■ **The task**: Drop the pictures and give back word for word the lines from the line holding "Give me the matplotlib source for this chart." to the line holding "linewidth=1.2, label=series_names[1], zorder=3)", both included.

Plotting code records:
BEGIN
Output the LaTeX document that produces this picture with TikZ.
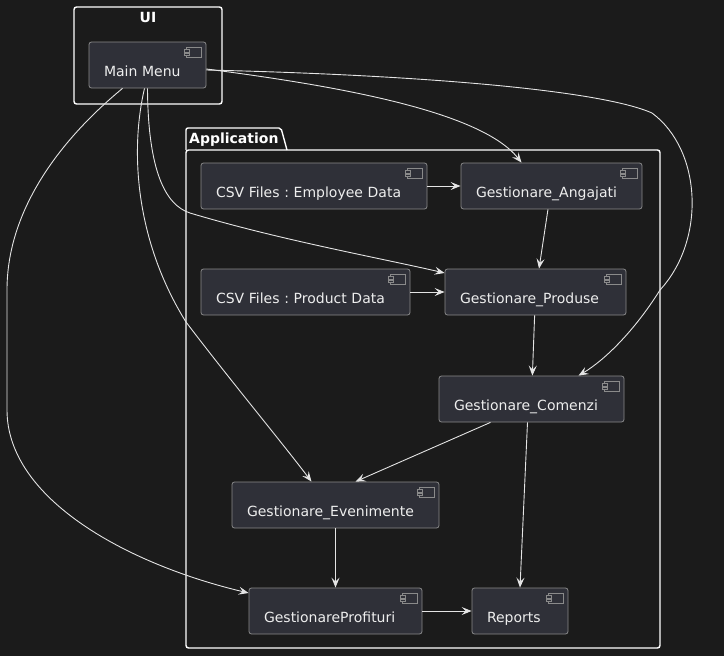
\documentclass[tikz,border=0pt]{standalone}
\usepackage{fontspec}
\setmainfont{DejaVu Sans}
\usetikzlibrary{arrows.meta}
\frenchspacing
\definecolor{bgdark}{HTML}{1B1B1B}
\definecolor{compfill}{HTML}{2F3038}
\definecolor{compline}{HTML}{8A8A8A}
\definecolor{textlight}{HTML}{EEEEEE}
\definecolor{linklight}{HTML}{E4E4E4}

\tikzset{
 comp/.style={draw=compline,fill=compfill,rounded corners=2.5pt,text=textlight,line width=0.8pt,
  inner xsep=15pt,inner ysep=0pt,text height=34pt,text depth=12pt,align=left,
  font=\fontsize{14}{16}\selectfont,
  path picture={
   \draw[compline,line width=0.8pt,sharp corners]
    ([xshift=-19.5pt,yshift=-5.5pt]path picture bounding box.north east)
    rectangle ([xshift=-4.5pt,yshift=-15pt]path picture bounding box.north east);
   \draw[compline,fill=compfill,line width=0.8pt,sharp corners]
    ([xshift=-22pt,yshift=-7.5pt]path picture bounding box.north east)
    rectangle ([xshift=-17pt,yshift=-10pt]path picture bounding box.north east);
   \draw[compline,fill=compfill,line width=0.8pt,sharp corners]
    ([xshift=-22pt,yshift=-11pt]path picture bounding box.north east)
    rectangle ([xshift=-17pt,yshift=-13.5pt]path picture bounding box.north east);
  }},
 link/.style={draw=linklight,line width=0.9pt,-{Stealth[length=10pt,width=8pt,inset=4pt]}},
 frame/.style={draw=white,line width=1.4pt,rounded corners=2.5pt},
 frametitle/.style={text=white,inner sep=0pt,font=\bfseries\fontsize{14}{16}\selectfont}
}

\begin{document}
\begin{tikzpicture}[x=1pt,y=-1pt]
\fill[bgdark] (0,0) rectangle (724,656);
\useasboundingbox (0,0) rectangle (724,656);

% containers
\draw[frame] (74,7) rectangle (222,104);
\node[frametitle,anchor=base] (uititle) at (148,22) {UI};
\draw[frame,rounded corners=2pt] (186,150) -- (186,128) -- (281,128) -- (287,150);
\draw[frame] (186,150) rectangle (660,648);
\node[frametitle,anchor=base west] (apptitle) at (189,143.5) {Application};

% components
\node[comp,text width=87pt] (mainmenu) at (147.5,65) {Main Menu};
\node[comp,text width=196pt] (csvemp) at (314,186) {CSV Files : Employee Data};
\node[comp,text width=151pt] (angajati) at (551.5,186) {Gestionare\_Angajati};
\node[comp,text width=179pt] (csvprod) at (305.5,292) {CSV Files : Product Data};
\node[comp,text width=151pt] (produse) at (535.5,292) {Gestionare\_Produse};
\node[comp,text width=155pt] (comenzi) at (531.5,399) {Gestionare\_Comenzi};
\node[comp,text width=177pt] (evenimente) at (335.5,505) {Gestionare\_Evenimente};
\node[comp,text width=143pt] (profituri) at (335.5,611) {GestionareProfituri};
\node[comp,text width=66pt] (reports) at (520,611) {Reports};

% links from the menu
\draw[link] ([yshift=-4pt]mainmenu.east) .. controls (330,85) and (480,110) .. ([xshift=-30pt]angajati.north);
\draw[link] ([yshift=-5pt]mainmenu.east) .. controls (420,75) and (600,90) .. (652,113)
 .. controls (702,150) and (706,240) .. (660,290) .. controls (635,330) and (605,360) .. ([xshift=47pt]comenzi.north);
\draw[link] (mainmenu.south) .. controls (148,170) and (165,205) .. (190,213)
 .. controls (280,240) and (380,258) .. ([yshift=19pt]produse.west);
\draw[link] ([xshift=-3pt]mainmenu.south) .. controls (130,150) and (135,240) .. (186,322)
 .. controls (230,380) and (280,440) .. ([xshift=-24pt]evenimente.north);
\draw[link] ([xshift=-25pt]mainmenu.south) .. controls (60,140) and (7,210) .. (7,290) -- (7,410)
 .. controls (7,500) and (130,565) .. ([yshift=18pt]profituri.west);

% links inside the application
\draw[link] (csvemp) -- (angajati);
\draw[link] (angajati) -- (produse);
\draw[link] (csvprod) -- (produse);
\draw[link] (produse) -- (comenzi);
\draw[link] ([xshift=-41pt]comenzi.south) -- ([xshift=20pt]evenimente.north);
\draw[link] ([xshift=-4pt]comenzi.south) -- (reports.north);
\draw[link] (evenimente) -- (profituri);
\draw[link] (profituri) -- (reports);
\end{tikzpicture}
\end{document}
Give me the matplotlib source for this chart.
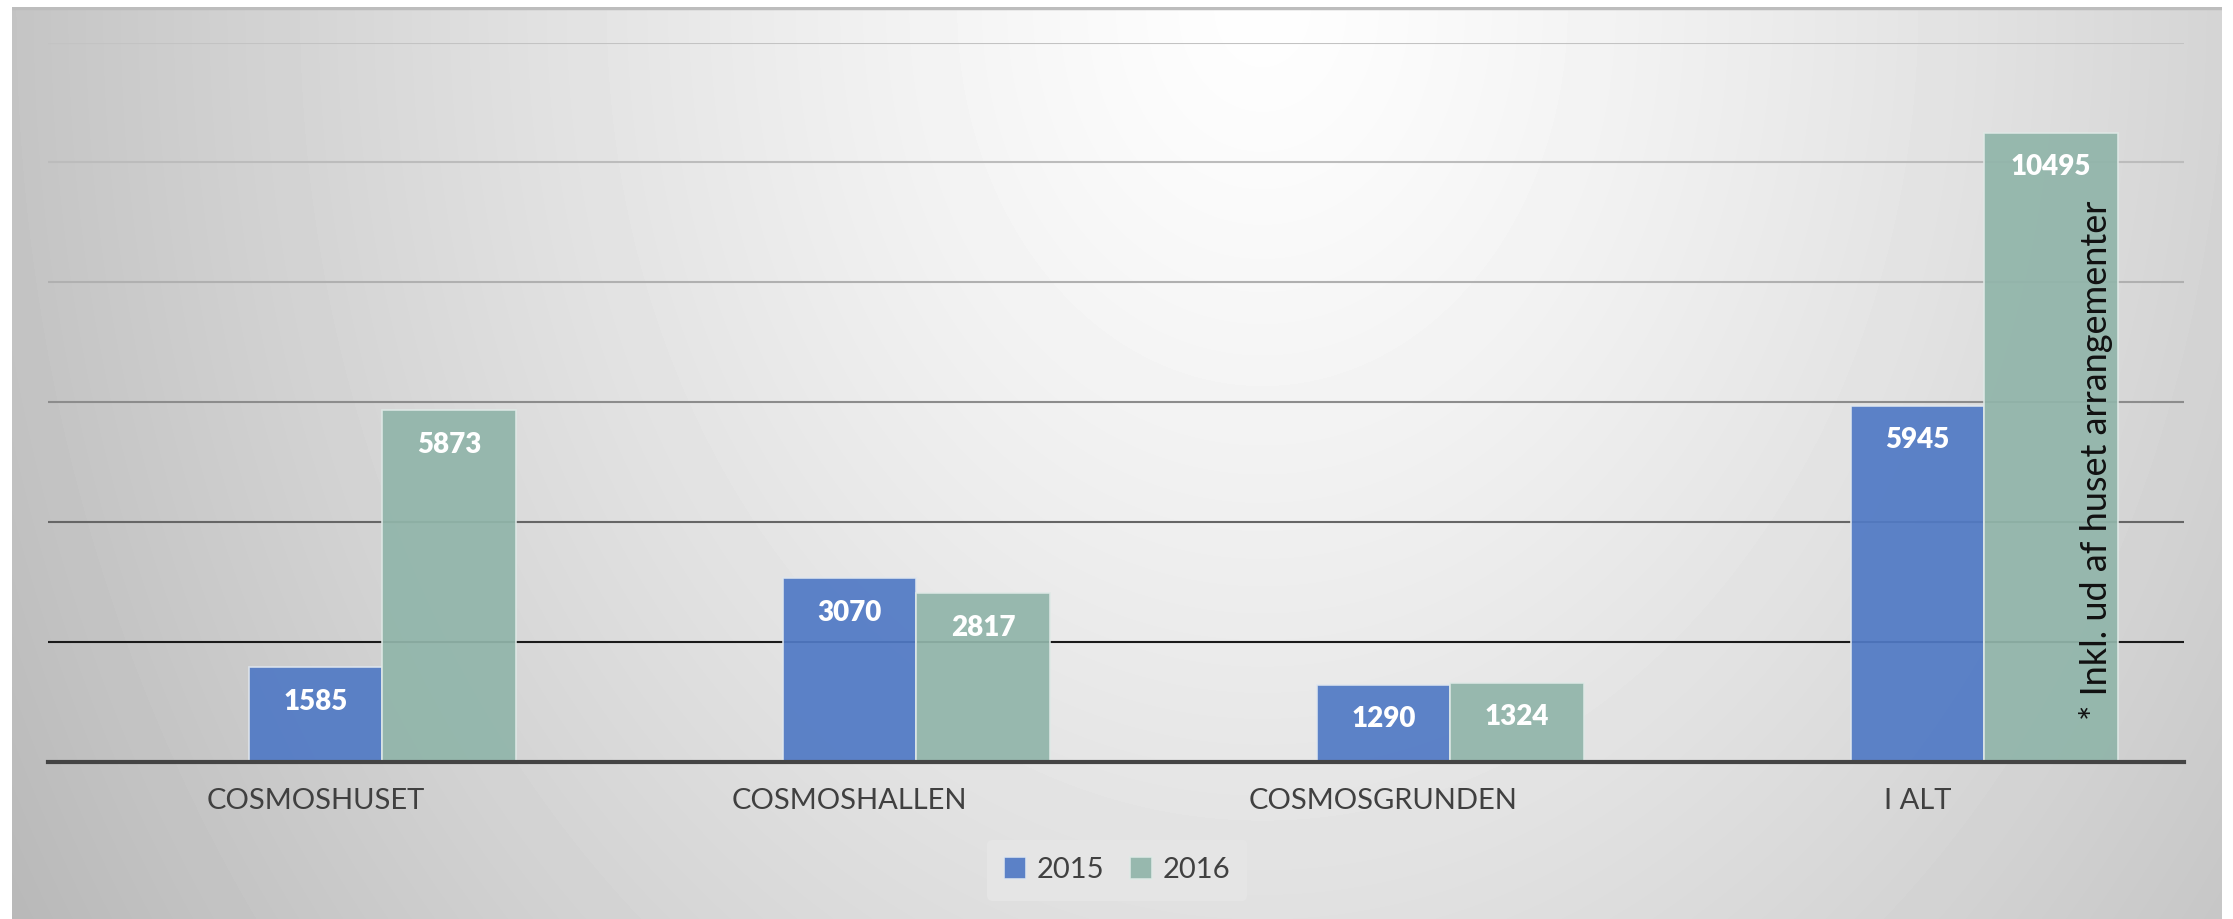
import numpy as np
import matplotlib
matplotlib.use("Agg")
import matplotlib.pyplot as plt

categories = ["COSMOSHUSET", "COSMOSHALLEN", "COSMOSGRUNDEN", "I ALT"]
values_2015 = [1585, 3070, 1290, 5945]
values_2016 = [5873, 2817, 1324, 10495]
series_names = ["2015", "2016"]
note = "* Inkl. ud af huset arrangementer"

plt.rcParams["font.family"] = ["Lato", "DejaVu Sans"]

W, H = 2233, 919
fig = plt.figure(figsize=(W / 100, H / 100), dpi=100)
fig.patch.set_facecolor("white")

# gradient panel behind the chart
bg = fig.add_axes([12 / W, 0, (2222 - 12) / W, (H - 7) / H])
bg.set_axis_off()
yy, xx = np.mgrid[0:912, 0:2210]
d = np.sqrt(((xx - 1250) / 1250.0) ** 2 + (yy / 1550.0) ** 2)
shade = np.clip(254 - 58 * d ** 1.25, 180, 255) / 255.0
bg.imshow(shade, cmap="gray", vmin=0, vmax=1, aspect="auto", interpolation="bilinear")
bg.plot([0, 2209], [0, 0], color="#bdbdbd", lw=2.5)

ax = fig.add_axes([48.4 / W, 157 / H, 2136 / W, 719.5 / H])
ax.set_facecolor("none")

x = np.arange(len(categories))
w = 0.25
b1 = ax.bar(x, values_2015, w, color="#517ac5", alpha=0.93,
            edgecolor="#dfe6ee", linewidth=1.2, label=series_names[0], zorder=3)
b2 = ax.bar(x + w, values_2016, w, color="#91b5aa", alpha=0.93,
            edgecolor="#dfe9e6", linewidth=1.2, label=series_names[1], zorder=3)

for bars, vals in [(b1, values_2015), (b2, values_2016)]:
    for r, v in zip(bars, vals):
        ax.annotate(str(v), (r.get_x() + r.get_width() / 2, v),
                    xytext=(0, -25), textcoords="offset points",
                    ha="center", va="center", color="white",
                    fontsize=20, fontweight="heavy", zorder=5)

ax.set_xlim(-0.5, 3.5)
ax.set_ylim(0, 12000)
ax.set_yticks(range(0, 12001, 2000))
ax.yaxis.grid(True, zorder=1)
grid_colors = ["#444444", "#1a1a1a", "#666666", "#8c8c8c", "#b0b0b0", "#bcbcbc", "#c3c3c3"]
for gl, c in zip(ax.get_ygridlines(), grid_colors):
    gl.set_color(c)
    gl.set_linewidth(1.5)
ax.tick_params(axis="y", left=False, labelleft=False)
ax.set_xticks(x)
ax.set_xticklabels(categories, fontsize=21, color="#404040")
ax.tick_params(axis="x", length=0, pad=19)
for s in ["left", "right", "top"]:
    ax.spines[s].set_visible(False)
ax.spines["bottom"].set_color("#444444")
ax.spines["bottom"].set_linewidth(3)
ax.spines["bottom"].set_zorder(4)

ax.text(3.335, 700, note, rotation=90, ha="center", va="bottom",
        fontsize=26, color="#111111", zorder=6)

leg = ax.legend(loc="center", bbox_to_anchor=(1117 / W, 1 - 870 / H),
                bbox_transform=fig.transFigure, ncol=2, frameon=True,
                fontsize=21, handlelength=0.75, handleheight=0.75,
                handletextpad=0.35, columnspacing=0.9, borderpad=0.6)
leg.get_frame().set_facecolor("#e6e6e6")
leg.get_frame().set_edgecolor("none")
leg.get_frame().set_alpha(0.9)
for t in leg.get_texts():
    t.set_color("#404040")

fig.savefig("out.png", dpi=100)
END
■ **The result**:
Give me the matplotlib source for this chart.
import numpy as np
import matplotlib
matplotlib.use("Agg")
import matplotlib.pyplot as plt

categories = ["COSMOSHUSET", "COSMOSHALLEN", "COSMOSGRUNDEN", "I ALT"]
values_2015 = [1585, 3070, 1290, 5945]
values_2016 = [5873, 2817, 1324, 10495]
series_names = ["2015", "2016"]
note = "* Inkl. ud af huset arrangementer"

plt.rcParams["font.family"] = ["Lato", "DejaVu Sans"]

W, H = 2233, 919
fig = plt.figure(figsize=(W / 100, H / 100), dpi=100)
fig.patch.set_facecolor("white")

# gradient panel behind the chart
bg = fig.add_axes([12 / W, 0, (2222 - 12) / W, (H - 7) / H])
bg.set_axis_off()
yy, xx = np.mgrid[0:912, 0:2210]
d = np.sqrt(((xx - 1250) / 1250.0) ** 2 + (yy / 1550.0) ** 2)
shade = np.clip(254 - 58 * d ** 1.25, 180, 255) / 255.0
bg.imshow(shade, cmap="gray", vmin=0, vmax=1, aspect="auto", interpolation="bilinear")
bg.plot([0, 2209], [0, 0], color="#bdbdbd", lw=2.5)

ax = fig.add_axes([48.4 / W, 157 / H, 2136 / W, 719.5 / H])
ax.set_facecolor("none")

x = np.arange(len(categories))
w = 0.25
b1 = ax.bar(x, values_2015, w, color="#517ac5", alpha=0.93,
            edgecolor="#dfe6ee", linewidth=1.2, label=series_names[0], zorder=3)
b2 = ax.bar(x + w, values_2016, w, color="#91b5aa", alpha=0.93,
            edgecolor="#dfe9e6", linewidth=1.2, label=series_names[1], zorder=3)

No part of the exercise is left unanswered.